- _TASK INSTRUCTIONS_
All pictures are to be skipped; retype only the lines from the top of the entries through the line with "from matplotlib.colors import", both included.

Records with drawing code
########

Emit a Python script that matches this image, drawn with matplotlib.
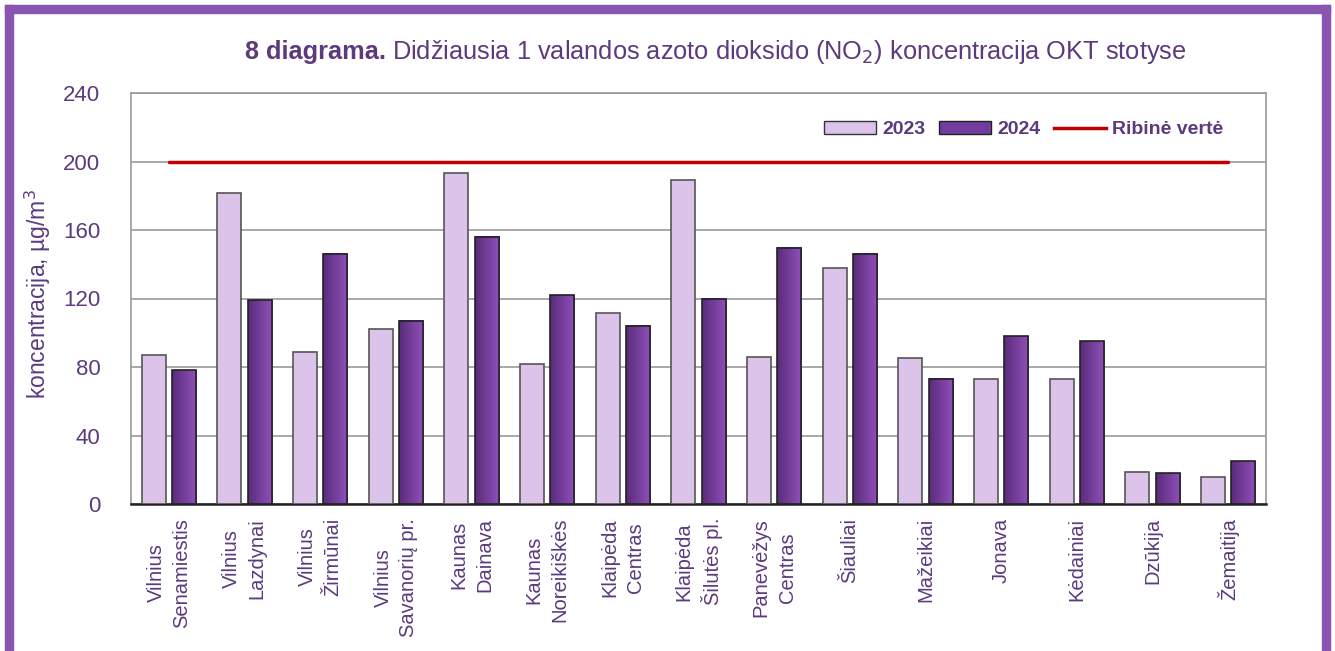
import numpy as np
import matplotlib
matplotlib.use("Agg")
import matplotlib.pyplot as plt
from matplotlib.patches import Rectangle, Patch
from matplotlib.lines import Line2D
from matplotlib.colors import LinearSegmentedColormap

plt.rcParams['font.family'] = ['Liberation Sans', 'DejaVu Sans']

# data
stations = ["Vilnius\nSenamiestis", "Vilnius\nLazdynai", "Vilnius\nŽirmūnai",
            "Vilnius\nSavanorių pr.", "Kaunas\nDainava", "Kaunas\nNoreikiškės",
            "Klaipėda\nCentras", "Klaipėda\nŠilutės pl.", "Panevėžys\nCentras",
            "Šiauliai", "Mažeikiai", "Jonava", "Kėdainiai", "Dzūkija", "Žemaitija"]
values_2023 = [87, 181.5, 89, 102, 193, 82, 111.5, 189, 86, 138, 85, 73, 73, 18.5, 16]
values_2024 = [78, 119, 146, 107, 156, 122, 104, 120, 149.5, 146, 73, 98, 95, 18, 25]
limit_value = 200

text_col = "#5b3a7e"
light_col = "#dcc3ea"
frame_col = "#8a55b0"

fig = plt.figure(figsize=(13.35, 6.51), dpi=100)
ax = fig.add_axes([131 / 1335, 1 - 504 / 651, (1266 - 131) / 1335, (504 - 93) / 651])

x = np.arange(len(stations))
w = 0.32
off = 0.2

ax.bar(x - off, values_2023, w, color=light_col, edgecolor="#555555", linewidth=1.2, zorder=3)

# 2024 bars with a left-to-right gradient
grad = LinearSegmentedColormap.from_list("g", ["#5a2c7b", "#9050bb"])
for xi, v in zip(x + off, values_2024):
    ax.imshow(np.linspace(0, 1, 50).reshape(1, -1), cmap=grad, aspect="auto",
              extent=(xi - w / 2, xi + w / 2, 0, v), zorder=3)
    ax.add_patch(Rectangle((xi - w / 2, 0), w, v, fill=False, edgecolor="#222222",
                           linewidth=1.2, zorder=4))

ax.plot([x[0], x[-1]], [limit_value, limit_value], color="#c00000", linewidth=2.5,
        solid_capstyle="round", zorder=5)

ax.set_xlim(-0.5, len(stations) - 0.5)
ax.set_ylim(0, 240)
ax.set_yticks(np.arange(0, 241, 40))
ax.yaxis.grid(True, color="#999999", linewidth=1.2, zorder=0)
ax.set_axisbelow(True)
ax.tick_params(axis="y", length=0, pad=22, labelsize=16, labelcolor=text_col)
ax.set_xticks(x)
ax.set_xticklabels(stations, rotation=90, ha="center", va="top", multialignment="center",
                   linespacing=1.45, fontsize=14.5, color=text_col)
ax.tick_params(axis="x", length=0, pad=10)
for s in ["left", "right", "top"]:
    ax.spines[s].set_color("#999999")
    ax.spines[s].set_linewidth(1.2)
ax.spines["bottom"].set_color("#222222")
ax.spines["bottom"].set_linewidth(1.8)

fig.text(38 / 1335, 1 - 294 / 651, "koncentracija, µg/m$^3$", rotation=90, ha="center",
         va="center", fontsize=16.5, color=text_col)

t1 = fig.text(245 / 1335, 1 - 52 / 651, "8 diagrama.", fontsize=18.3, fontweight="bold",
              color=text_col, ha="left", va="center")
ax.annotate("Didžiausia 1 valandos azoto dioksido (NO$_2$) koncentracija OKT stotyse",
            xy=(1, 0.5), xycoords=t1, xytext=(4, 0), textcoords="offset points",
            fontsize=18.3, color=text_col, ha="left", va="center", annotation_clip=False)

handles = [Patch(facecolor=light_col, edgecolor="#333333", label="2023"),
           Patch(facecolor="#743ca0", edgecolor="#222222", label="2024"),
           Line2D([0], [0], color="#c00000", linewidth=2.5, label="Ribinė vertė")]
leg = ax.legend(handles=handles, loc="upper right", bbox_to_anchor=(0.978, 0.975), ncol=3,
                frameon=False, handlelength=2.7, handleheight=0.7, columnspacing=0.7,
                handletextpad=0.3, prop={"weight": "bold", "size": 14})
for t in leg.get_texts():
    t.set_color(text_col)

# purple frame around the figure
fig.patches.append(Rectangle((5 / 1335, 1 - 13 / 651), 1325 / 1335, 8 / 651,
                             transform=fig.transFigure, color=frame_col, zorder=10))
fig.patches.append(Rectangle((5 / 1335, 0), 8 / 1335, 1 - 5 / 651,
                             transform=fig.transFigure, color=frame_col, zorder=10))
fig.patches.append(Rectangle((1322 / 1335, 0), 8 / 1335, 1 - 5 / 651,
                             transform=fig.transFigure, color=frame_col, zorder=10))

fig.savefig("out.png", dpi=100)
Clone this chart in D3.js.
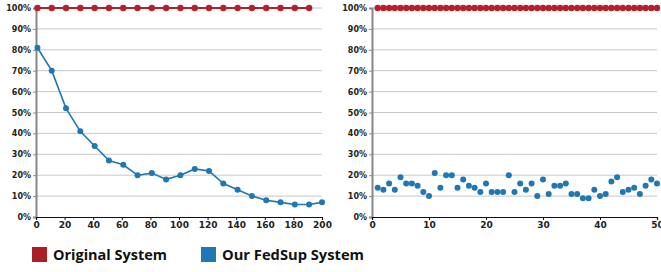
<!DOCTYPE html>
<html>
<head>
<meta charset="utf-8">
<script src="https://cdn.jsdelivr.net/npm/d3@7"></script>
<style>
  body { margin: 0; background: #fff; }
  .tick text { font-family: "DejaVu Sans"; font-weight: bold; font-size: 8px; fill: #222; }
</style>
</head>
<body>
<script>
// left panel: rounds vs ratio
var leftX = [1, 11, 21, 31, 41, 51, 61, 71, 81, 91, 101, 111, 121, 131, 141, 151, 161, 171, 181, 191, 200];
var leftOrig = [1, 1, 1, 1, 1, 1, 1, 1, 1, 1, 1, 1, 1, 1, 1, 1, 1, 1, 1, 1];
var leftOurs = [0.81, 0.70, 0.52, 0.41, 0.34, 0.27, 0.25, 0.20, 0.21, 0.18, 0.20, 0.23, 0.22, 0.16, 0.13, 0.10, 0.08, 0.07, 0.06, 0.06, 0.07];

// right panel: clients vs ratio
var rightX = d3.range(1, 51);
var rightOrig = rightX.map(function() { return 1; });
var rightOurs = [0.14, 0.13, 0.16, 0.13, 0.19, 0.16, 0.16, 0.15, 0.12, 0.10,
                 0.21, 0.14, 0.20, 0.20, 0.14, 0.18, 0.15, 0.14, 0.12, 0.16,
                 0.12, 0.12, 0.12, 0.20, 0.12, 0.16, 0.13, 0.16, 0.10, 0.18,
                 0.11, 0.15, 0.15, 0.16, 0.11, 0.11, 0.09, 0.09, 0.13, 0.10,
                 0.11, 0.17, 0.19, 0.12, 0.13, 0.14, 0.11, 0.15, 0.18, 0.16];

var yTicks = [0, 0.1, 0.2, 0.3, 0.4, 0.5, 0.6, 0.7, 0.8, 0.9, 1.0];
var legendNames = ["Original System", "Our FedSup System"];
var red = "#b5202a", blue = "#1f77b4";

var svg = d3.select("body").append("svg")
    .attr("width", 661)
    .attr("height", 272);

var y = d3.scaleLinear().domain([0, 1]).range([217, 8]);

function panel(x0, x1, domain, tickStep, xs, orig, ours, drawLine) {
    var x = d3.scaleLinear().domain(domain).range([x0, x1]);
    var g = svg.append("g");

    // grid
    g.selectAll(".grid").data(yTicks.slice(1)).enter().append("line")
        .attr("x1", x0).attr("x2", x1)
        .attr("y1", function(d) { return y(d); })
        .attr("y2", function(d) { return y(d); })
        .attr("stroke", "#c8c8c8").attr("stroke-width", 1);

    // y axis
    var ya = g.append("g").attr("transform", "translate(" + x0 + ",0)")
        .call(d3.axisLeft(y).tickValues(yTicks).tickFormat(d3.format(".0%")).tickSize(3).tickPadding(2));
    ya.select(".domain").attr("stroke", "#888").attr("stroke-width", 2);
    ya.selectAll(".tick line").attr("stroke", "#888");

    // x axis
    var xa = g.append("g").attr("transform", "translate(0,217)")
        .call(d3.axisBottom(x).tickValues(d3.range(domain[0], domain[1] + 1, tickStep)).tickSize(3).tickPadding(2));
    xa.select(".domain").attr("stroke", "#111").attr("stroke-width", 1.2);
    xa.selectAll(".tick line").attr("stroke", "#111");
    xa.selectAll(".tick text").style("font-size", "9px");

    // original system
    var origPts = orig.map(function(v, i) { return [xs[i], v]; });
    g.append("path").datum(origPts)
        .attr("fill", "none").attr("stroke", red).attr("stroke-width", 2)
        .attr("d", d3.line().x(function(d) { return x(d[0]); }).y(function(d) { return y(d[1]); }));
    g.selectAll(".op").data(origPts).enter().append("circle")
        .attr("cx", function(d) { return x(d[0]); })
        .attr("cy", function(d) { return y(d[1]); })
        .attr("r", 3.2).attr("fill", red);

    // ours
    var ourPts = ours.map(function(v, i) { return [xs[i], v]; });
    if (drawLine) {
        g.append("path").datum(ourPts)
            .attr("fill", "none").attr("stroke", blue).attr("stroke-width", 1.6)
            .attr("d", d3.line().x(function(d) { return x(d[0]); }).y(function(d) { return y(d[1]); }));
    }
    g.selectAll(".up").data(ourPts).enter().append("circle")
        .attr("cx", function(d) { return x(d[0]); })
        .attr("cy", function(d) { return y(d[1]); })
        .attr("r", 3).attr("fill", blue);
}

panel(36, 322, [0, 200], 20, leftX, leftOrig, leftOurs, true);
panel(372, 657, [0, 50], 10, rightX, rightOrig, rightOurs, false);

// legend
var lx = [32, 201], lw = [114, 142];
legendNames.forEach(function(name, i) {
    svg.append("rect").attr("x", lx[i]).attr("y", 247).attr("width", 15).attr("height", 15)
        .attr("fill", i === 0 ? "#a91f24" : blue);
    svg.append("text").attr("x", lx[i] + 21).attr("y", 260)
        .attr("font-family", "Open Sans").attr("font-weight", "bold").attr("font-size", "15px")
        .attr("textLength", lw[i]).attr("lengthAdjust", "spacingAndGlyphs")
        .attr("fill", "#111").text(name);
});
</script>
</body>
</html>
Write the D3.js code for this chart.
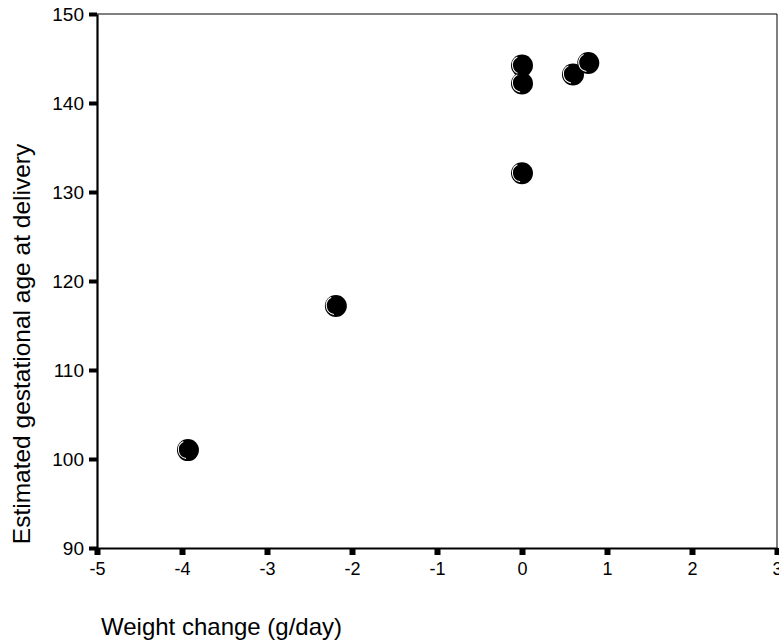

########

- _SOLUTION TO THE PROBLEM_
Emit a Python script that matches this image, drawn with matplotlib.
import numpy as np
import matplotlib
matplotlib.use("Agg")
import matplotlib.pyplot as plt
from matplotlib.patches import Rectangle, Patch
from matplotlib.lines import Line2D
from matplotlib.colors import LinearSegmentedColormap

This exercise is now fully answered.